**Exercise instructions**: Copy the data that follows, character for character, minus the pictures.

**Recorded data**:
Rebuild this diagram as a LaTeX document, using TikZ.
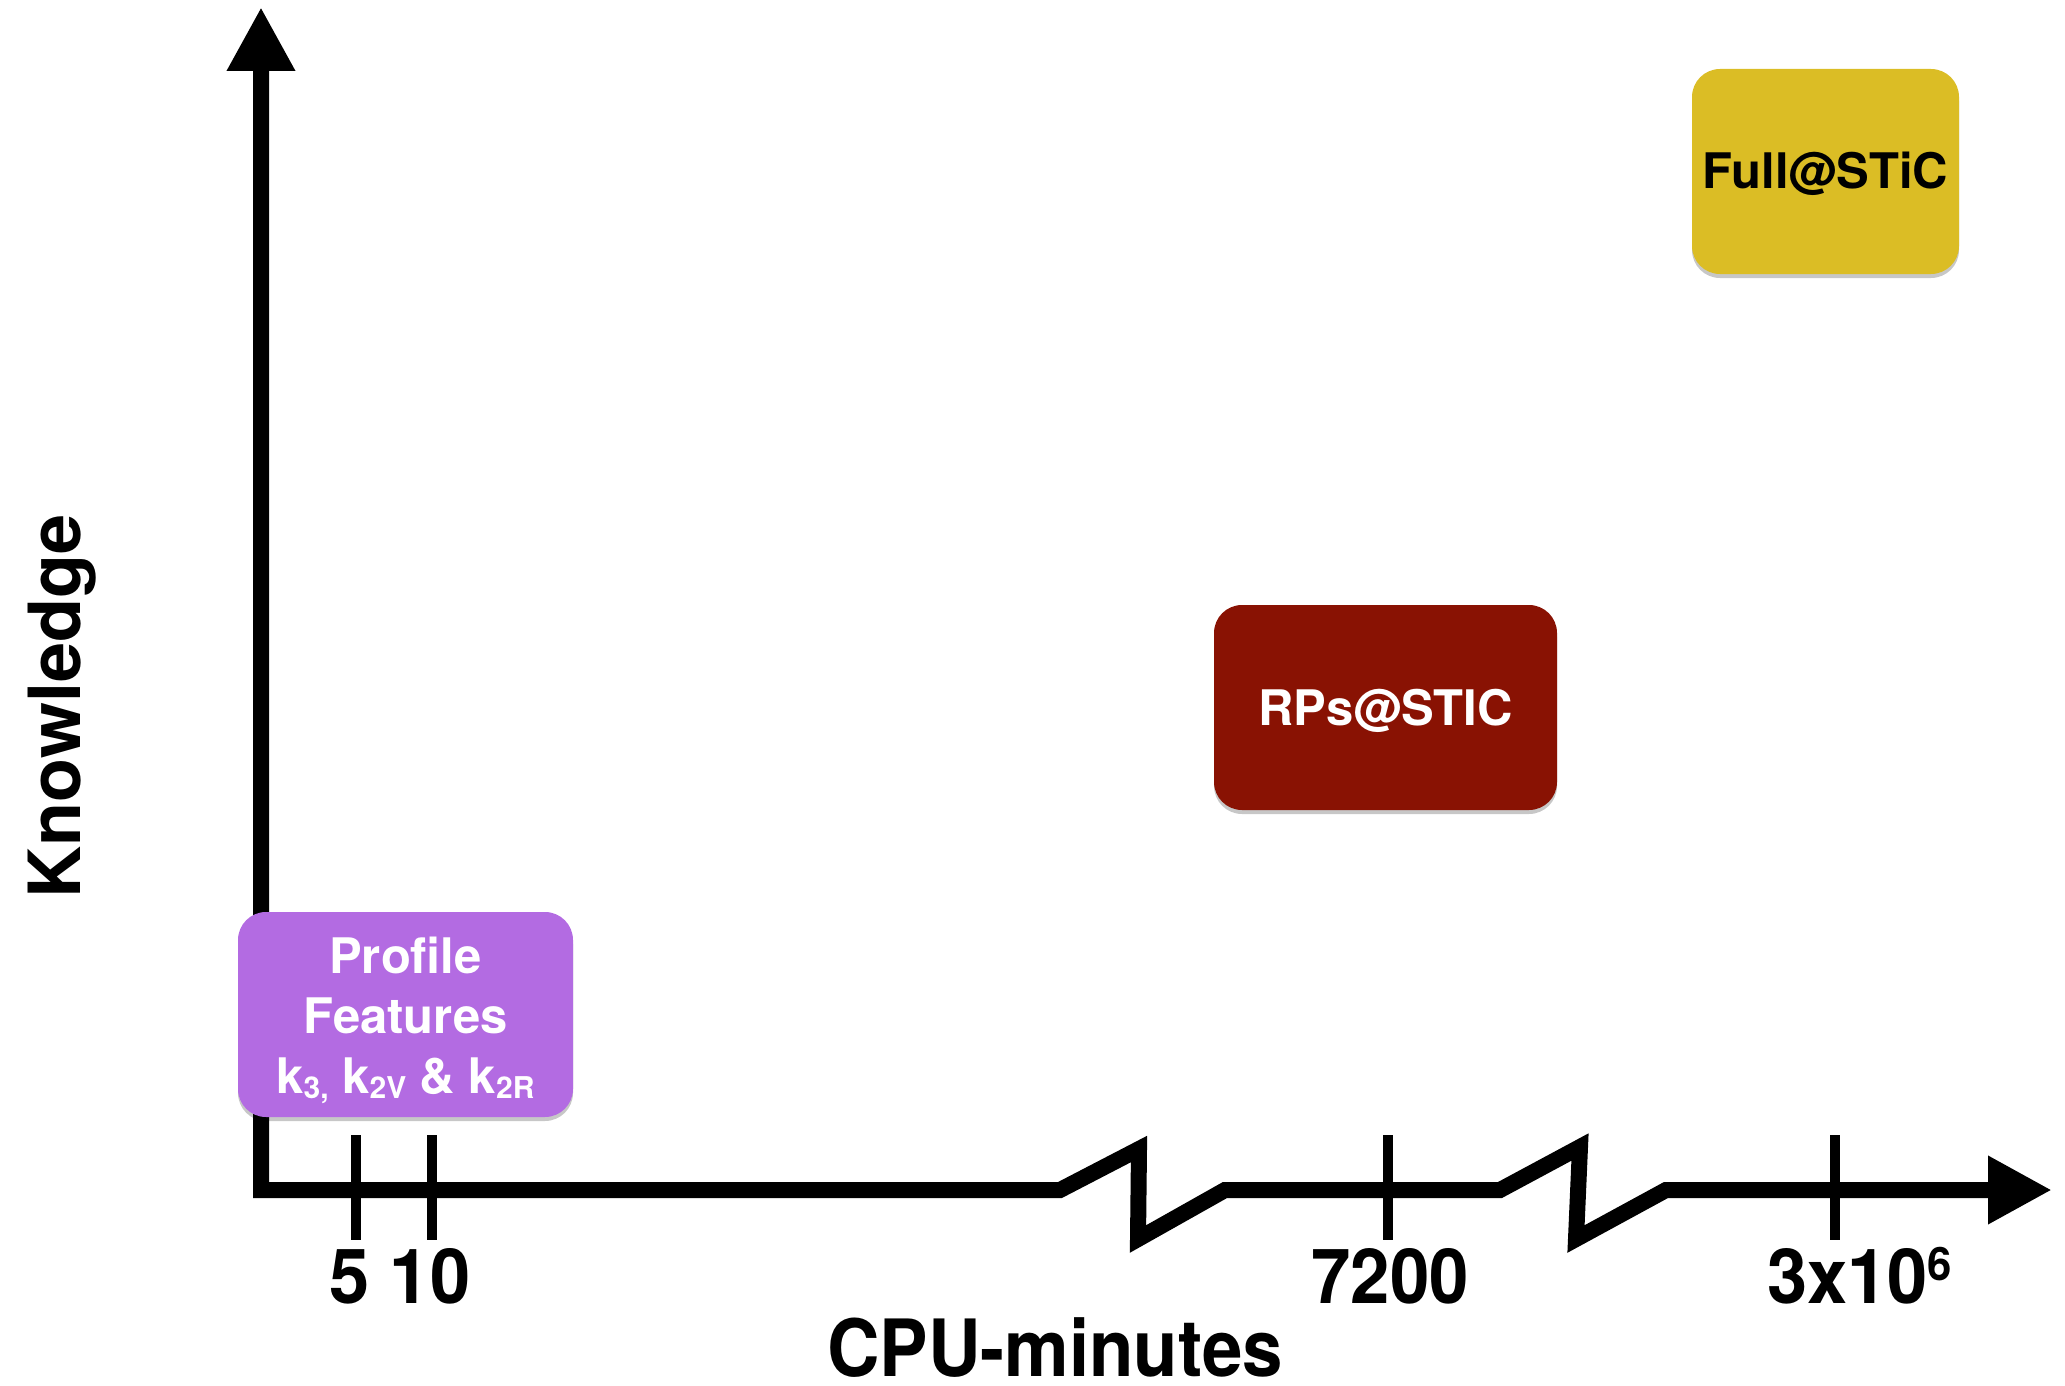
\documentclass[tikz,border=0pt]{standalone}
\usepackage{fontspec}
\setmainfont{TeX Gyre Heros}
\usetikzlibrary{shadows,arrows.meta}
\definecolor{pfpurple}{RGB}{179,107,226}
\definecolor{rpred}{RGB}{137,18,3}
\definecolor{fullgold}{RGB}{219,189,37}
\newcommand\lowsub[1]{\raisebox{-5pt}{\fontsize{30}{30}\selectfont #1}}
\tikzset{
  axisline/.style={line width=16pt, miter limit=20, line join=miter},
  tickmark/.style={line width=10pt},
  roundbox/.style={rectangle, rounded corners=28pt, inner sep=0pt, minimum height=205pt,
    drop shadow={shadow xshift=0pt, shadow yshift=-4pt, opacity=0.22, fill=black}},
  ticklbl/.style={font=\bfseries\fontsize{76}{76}\selectfont, anchor=base, inner sep=0pt},
  boxtext/.style={font=\bfseries\fontsize{49}{49}\selectfont, text height=35pt, text depth=0pt},
}
\begin{document}
\begin{tikzpicture}[x=1pt,y=-1pt]
\useasboundingbox (0,0) rectangle (2065,1386);

% axes
\coordinate (ytip) at (261,7);
\coordinate (origin) at (261,1190);
\coordinate (xtip) at (2052,1190);
\draw[axisline, {Triangle[length=64pt,width=64pt]}-{Triangle[length=64pt,width=64pt]}]
  (ytip) -- (origin) -- (1060,1190) -- (1139,1149) -- (1138,1239) -- (1225,1190)
  -- (1500,1190) -- (1580,1147) -- (1576,1239) -- (1666,1190) -- (xtip);

% ticks
\draw[tickmark] (356,1135) -- (356,1240);
\draw[tickmark] (432,1135) -- (432,1240);
\draw[tickmark] (1388,1135) -- (1388,1240);
\draw[tickmark] (1835,1135) -- (1835,1240);

% tick labels
\node[ticklbl] (l5) at (350,1303) {\scalebox{0.95}[1]{5}};
\node[ticklbl] (l10) at (430,1303) {\scalebox{0.95}[1]{10}};
\node[ticklbl] (l7200) at (1390,1303) {\scalebox{0.93}[1]{7200}};
\node[ticklbl, anchor=base west] (l3e6) at (1767,1303) {\scalebox{0.95}[1]{3x10\raisebox{23pt}{\fontsize{46}{46}\selectfont 6}}};

% axis titles
\node[font=\bfseries\fontsize{79}{79}\selectfont, anchor=base, inner sep=0pt] (xlab) at (1055,1376) {\scalebox{0.92}[1]{CPU-minutes}};
\node[font=\bfseries\fontsize{72}{72}\selectfont, rotate=90, anchor=base, inner sep=0pt] (ylab) at (80,706) {Knowledge};

% boxes
\node[roundbox, fill=pfpurple, minimum width=335pt] (pf) at (405.5,1014.5) {};
\node[text=white, align=center, font=\bfseries\fontsize{49}{60}\selectfont, inner sep=0pt] (pftext) at (405.5,1020) {Profile\\Features\\k\lowsub{3,} k\lowsub{2V} \& k\lowsub{2R}};

\node[roundbox, fill=rpred, minimum width=343pt, text=white, boxtext] (rp) at (1385.5,707.5) {RPs@STIC};
\node[roundbox, fill=fullgold, minimum width=267pt, text=black, boxtext] (full) at (1825.5,171.5) {Full@STiC};
\end{tikzpicture}
\end{document}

**Result of the exercise**:
Rebuild this diagram as a LaTeX document, using TikZ.
\documentclass[tikz,border=0pt]{standalone}
\usepackage{fontspec}
\setmainfont{TeX Gyre Heros}
\usetikzlibrary{shadows,arrows.meta}
\definecolor{pfpurple}{RGB}{179,107,226}
\definecolor{rpred}{RGB}{137,18,3}
\definecolor{fullgold}{RGB}{219,189,37}
\newcommand\lowsub[1]{\raisebox{-5pt}{\fontsize{30}{30}\selectfont #1}}
\tikzset{
  axisline/.style={line width=16pt, miter limit=20, line join=miter},
  tickmark/.style={line width=10pt},
  roundbox/.style={rectangle, rounded corners=28pt, inner sep=0pt, minimum height=205pt,
    drop shadow={shadow xshift=0pt, shadow yshift=-4pt, opacity=0.22, fill=black}},
  ticklbl/.style={font=\bfseries\fontsize{76}{76}\selectfont, anchor=base, inner sep=0pt},
  boxtext/.style={font=\bfseries\fontsize{49}{49}\selectfont, text height=35pt, text depth=0pt},
}
\begin{document}
\begin{tikzpicture}[x=1pt,y=-1pt]
\useasboundingbox (0,0) rectangle (2065,1386);

% axes
\coordinate (ytip) at (261,7);
\coordinate (origin) at (261,1190);
\coordinate (xtip) at (2052,1190);
\draw[axisline, {Triangle[length=64pt,width=64pt]}-{Triangle[length=64pt,width=64pt]}]
  (ytip) -- (origin) -- (1060,1190) -- (1139,1149) -- (1138,1239) -- (1225,1190)
  -- (1500,1190) -- (1580,1147) -- (1576,1239) -- (1666,1190) -- (xtip);

% ticks
\draw[tickmark] (356,1135) -- (356,1240);
\draw[tickmark] (432,1135) -- (432,1240);
\draw[tickmark] (1388,1135) -- (1388,1240);
\draw[tickmark] (1835,1135) -- (1835,1240);

% tick labels
\node[ticklbl] (l5) at (350,1303) {\scalebox{0.95}[1]{5}};
\node[ticklbl] (l10) at (430,1303) {\scalebox{0.95}[1]{10}};
\node[ticklbl] (l7200) at (1390,1303) {\scalebox{0.93}[1]{7200}};
\node[ticklbl, anchor=base west] (l3e6) at (1767,1303) {\scalebox{0.95}[1]{3x10\raisebox{23pt}{\fontsize{46}{46}\selectfont 6}}};

% axis titles
\node[font=\bfseries\fontsize{79}{79}\selectfont, anchor=base, inner sep=0pt] (xlab) at (1055,1376) {\scalebox{0.92}[1]{CPU-minutes}};
\node[font=\bfseries\fontsize{72}{72}\selectfont, rotate=90, anchor=base, inner sep=0pt] (ylab) at (80,706) {Knowledge};

% boxes
\node[roundbox, fill=pfpurple, minimum width=335pt] (pf) at (405.5,1014.5) {};
\node[text=white, align=center, font=\bfseries\fontsize{49}{60}\selectfont, inner sep=0pt] (pftext) at (405.5,1020) {Profile\\Features\\k\lowsub{3,} k\lowsub{2V} \& k\lowsub{2R}};

\node[roundbox, fill=rpred, minimum width=343pt, text=white, boxtext] (rp) at (1385.5,707.5) {RPs@STIC};
\node[roundbox, fill=fullgold, minimum width=267pt, text=black, boxtext] (full) at (1825.5,171.5) {Full@STiC};
\end{tikzpicture}
\end{document}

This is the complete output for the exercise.